▶ **MATERIAL FOR THIS TASK**:
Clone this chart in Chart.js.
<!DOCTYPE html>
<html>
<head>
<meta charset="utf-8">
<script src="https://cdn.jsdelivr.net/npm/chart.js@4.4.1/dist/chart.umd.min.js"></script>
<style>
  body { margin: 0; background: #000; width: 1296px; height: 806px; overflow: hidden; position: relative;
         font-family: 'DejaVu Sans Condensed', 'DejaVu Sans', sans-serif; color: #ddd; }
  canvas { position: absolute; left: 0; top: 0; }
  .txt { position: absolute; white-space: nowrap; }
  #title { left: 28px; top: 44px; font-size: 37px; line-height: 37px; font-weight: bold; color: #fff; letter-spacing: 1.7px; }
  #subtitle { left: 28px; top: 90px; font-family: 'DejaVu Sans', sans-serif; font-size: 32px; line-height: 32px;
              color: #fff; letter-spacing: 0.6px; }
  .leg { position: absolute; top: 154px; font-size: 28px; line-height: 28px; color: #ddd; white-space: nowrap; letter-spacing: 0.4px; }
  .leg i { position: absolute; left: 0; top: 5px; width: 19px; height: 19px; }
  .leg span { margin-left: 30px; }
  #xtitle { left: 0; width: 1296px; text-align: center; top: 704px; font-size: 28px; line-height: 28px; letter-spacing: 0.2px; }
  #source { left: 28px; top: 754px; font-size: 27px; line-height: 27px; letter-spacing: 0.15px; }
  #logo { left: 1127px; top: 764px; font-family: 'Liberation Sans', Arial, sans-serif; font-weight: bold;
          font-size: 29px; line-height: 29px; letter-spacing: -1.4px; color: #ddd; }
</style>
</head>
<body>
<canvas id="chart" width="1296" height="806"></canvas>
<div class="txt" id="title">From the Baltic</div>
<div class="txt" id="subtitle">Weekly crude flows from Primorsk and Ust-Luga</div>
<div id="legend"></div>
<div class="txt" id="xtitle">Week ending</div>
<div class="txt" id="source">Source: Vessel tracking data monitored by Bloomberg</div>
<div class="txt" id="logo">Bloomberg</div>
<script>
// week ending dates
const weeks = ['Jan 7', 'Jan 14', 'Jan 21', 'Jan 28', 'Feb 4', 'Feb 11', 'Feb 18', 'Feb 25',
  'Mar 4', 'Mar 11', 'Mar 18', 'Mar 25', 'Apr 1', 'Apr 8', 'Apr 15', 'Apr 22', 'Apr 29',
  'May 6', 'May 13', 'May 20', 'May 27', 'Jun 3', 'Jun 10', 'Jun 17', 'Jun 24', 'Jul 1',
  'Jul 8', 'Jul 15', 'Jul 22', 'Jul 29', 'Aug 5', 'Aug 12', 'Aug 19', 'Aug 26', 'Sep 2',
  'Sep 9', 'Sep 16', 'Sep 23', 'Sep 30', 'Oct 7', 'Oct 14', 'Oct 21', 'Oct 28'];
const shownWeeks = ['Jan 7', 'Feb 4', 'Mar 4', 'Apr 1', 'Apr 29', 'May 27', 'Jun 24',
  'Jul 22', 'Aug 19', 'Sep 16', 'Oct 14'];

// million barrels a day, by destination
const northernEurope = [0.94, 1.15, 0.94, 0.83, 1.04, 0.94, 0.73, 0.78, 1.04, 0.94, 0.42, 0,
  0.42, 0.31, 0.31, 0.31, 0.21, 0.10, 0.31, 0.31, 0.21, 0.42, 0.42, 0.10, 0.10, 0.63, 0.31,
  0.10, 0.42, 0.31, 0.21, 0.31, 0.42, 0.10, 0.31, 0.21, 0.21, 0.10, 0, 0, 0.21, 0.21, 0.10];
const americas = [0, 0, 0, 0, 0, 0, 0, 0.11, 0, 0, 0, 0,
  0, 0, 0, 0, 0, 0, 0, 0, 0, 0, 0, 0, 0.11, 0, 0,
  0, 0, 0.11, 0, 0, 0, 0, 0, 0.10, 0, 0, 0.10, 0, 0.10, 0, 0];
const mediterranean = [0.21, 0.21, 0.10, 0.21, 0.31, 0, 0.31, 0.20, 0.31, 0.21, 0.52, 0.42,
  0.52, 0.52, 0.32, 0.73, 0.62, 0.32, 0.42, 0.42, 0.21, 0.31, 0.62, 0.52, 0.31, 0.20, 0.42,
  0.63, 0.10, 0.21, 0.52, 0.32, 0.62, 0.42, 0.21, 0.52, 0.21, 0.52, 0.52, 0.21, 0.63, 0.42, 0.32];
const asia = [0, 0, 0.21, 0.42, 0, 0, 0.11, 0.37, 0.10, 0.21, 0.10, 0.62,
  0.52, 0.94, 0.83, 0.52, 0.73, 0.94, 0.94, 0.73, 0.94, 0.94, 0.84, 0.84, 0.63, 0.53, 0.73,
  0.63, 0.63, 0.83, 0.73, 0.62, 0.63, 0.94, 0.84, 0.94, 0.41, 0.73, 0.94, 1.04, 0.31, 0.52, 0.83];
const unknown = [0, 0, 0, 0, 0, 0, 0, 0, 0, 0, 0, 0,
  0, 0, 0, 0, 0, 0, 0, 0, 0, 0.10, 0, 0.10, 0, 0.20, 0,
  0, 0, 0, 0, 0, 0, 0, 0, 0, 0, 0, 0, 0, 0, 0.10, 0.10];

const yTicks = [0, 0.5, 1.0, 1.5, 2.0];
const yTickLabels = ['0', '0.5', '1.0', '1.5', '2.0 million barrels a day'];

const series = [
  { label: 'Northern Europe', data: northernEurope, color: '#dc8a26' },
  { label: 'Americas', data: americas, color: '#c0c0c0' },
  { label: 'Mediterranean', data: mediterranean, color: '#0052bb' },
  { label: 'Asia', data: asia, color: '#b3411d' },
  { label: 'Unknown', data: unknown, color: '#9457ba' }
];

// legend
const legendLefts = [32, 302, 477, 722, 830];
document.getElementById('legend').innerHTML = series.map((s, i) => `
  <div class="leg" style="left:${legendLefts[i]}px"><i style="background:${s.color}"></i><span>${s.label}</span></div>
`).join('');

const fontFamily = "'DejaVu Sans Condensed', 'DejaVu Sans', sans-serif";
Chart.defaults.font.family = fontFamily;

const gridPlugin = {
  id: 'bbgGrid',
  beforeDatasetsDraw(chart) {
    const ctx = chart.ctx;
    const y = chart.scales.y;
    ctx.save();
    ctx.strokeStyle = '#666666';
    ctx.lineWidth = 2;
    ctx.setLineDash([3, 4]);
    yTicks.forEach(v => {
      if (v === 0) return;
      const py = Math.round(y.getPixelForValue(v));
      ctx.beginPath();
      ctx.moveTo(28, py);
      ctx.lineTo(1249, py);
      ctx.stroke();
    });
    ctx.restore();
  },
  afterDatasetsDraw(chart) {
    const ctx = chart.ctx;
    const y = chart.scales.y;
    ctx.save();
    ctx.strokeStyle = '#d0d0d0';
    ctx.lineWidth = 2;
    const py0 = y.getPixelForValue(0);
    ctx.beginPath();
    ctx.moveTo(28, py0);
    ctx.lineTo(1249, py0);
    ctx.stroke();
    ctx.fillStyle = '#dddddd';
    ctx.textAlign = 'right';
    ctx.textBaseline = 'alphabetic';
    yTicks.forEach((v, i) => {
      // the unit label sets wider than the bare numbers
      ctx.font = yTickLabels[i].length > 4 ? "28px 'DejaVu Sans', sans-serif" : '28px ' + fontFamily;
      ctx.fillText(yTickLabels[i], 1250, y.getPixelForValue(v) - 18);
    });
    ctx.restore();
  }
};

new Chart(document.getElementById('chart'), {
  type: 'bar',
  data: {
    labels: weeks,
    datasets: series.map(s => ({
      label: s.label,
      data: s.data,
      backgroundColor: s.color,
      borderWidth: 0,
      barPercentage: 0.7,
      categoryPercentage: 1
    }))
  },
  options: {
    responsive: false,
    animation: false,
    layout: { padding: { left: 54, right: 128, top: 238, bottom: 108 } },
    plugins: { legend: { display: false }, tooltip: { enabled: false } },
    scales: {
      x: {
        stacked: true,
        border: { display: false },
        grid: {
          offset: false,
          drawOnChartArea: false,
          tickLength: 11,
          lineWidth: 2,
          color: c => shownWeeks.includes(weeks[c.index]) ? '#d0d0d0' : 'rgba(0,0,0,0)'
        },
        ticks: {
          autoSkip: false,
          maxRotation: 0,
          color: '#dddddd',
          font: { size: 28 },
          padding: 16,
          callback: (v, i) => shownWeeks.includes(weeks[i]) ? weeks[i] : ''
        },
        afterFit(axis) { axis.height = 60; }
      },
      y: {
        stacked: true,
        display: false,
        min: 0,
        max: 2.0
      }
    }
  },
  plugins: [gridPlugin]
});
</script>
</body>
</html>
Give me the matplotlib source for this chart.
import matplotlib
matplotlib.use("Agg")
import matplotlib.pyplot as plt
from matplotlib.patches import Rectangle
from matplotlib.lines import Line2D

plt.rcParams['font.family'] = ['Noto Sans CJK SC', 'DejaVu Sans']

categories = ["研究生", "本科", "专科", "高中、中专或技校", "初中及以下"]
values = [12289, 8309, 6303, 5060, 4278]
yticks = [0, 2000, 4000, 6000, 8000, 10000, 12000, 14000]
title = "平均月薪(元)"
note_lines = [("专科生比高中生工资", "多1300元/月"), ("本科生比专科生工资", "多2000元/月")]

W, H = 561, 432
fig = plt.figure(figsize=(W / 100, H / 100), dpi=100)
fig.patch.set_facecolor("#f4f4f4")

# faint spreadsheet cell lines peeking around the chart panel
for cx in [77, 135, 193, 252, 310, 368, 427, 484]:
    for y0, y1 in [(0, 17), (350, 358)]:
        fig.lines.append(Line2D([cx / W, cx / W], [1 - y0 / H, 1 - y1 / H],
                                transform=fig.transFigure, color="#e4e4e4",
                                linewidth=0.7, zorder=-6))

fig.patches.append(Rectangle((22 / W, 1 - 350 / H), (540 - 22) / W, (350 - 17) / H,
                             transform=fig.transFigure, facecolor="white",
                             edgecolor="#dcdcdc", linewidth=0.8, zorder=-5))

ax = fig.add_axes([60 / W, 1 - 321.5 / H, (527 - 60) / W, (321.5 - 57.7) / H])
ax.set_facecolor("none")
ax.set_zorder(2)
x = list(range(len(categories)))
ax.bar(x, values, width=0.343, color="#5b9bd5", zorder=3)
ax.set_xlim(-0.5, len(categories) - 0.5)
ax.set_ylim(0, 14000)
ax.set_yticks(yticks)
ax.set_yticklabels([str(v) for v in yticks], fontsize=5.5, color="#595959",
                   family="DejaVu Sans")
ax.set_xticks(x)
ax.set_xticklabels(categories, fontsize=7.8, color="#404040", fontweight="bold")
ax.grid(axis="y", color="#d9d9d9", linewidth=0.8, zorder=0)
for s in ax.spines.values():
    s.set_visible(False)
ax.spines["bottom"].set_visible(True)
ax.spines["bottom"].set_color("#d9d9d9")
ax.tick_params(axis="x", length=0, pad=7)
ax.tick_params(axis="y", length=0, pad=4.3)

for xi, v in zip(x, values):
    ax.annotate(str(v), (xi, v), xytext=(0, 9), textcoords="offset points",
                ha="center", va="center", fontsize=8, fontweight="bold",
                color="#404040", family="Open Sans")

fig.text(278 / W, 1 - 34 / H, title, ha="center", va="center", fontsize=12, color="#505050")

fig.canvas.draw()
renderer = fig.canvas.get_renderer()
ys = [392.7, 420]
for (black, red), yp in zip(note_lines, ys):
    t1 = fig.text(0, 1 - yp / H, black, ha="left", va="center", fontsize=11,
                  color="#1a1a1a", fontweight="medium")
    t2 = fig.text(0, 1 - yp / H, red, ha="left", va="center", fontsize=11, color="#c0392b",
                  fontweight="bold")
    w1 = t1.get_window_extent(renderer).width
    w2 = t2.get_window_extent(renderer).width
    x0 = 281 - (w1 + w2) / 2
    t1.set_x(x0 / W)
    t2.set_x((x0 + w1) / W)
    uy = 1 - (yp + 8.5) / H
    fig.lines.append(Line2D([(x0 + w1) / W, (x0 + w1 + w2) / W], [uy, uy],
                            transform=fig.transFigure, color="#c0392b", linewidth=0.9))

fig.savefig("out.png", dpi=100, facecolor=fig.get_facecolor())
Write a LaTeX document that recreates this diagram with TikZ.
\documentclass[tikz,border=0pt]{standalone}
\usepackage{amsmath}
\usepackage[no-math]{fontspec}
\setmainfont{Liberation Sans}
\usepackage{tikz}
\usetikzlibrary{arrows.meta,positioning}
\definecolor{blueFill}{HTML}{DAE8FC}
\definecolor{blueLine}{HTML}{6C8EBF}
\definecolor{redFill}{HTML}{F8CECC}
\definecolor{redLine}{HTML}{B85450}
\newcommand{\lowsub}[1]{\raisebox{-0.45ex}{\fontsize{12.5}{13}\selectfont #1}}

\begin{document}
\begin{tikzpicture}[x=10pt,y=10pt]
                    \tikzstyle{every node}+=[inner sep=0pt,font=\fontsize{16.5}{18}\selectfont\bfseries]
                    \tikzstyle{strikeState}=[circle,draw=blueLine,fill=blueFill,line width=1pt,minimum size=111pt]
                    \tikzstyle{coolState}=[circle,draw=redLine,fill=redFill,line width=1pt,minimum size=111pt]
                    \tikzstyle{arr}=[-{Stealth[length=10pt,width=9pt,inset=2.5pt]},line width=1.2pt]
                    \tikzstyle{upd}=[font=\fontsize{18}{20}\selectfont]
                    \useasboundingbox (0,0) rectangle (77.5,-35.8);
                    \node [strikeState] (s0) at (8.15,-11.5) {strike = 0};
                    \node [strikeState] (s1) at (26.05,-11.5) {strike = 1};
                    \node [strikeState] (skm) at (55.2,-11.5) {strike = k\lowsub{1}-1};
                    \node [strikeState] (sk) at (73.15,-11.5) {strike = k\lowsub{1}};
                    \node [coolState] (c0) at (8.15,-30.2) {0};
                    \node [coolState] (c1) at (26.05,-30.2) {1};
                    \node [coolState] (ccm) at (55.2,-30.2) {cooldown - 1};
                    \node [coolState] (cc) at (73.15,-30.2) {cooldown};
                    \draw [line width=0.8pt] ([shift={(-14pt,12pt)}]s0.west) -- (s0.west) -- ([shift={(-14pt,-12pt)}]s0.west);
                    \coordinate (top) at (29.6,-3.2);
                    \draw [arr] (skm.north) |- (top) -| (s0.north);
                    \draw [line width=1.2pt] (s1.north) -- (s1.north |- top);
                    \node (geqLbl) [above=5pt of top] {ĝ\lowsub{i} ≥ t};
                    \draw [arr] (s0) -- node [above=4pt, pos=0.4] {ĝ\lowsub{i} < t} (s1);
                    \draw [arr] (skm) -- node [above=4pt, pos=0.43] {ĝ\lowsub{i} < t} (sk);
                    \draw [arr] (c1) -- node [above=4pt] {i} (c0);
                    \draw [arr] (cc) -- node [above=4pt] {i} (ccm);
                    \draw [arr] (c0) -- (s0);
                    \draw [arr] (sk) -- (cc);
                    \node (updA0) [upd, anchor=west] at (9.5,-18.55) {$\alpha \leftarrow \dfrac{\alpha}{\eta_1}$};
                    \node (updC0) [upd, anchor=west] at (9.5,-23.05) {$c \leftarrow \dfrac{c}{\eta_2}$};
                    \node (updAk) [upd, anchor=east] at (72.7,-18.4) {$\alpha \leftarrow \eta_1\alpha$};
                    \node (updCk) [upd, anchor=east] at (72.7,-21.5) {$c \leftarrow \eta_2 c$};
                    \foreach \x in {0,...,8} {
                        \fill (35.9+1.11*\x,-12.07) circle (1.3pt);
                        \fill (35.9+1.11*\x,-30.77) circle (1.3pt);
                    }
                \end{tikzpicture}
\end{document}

▶ **AIM**:
From the line that contains "Give me the matplotlib source for this chart." through the line that contains "plt.rcParams['font.family'] = ['Noto", reproduce every line exactly, both end lines included.

▶ **RESULT BELOW**:
Give me the matplotlib source for this chart.
import matplotlib
matplotlib.use("Agg")
import matplotlib.pyplot as plt
from matplotlib.patches import Rectangle
from matplotlib.lines import Line2D

plt.rcParams['font.family'] = ['Noto Sans CJK SC', 'DejaVu Sans']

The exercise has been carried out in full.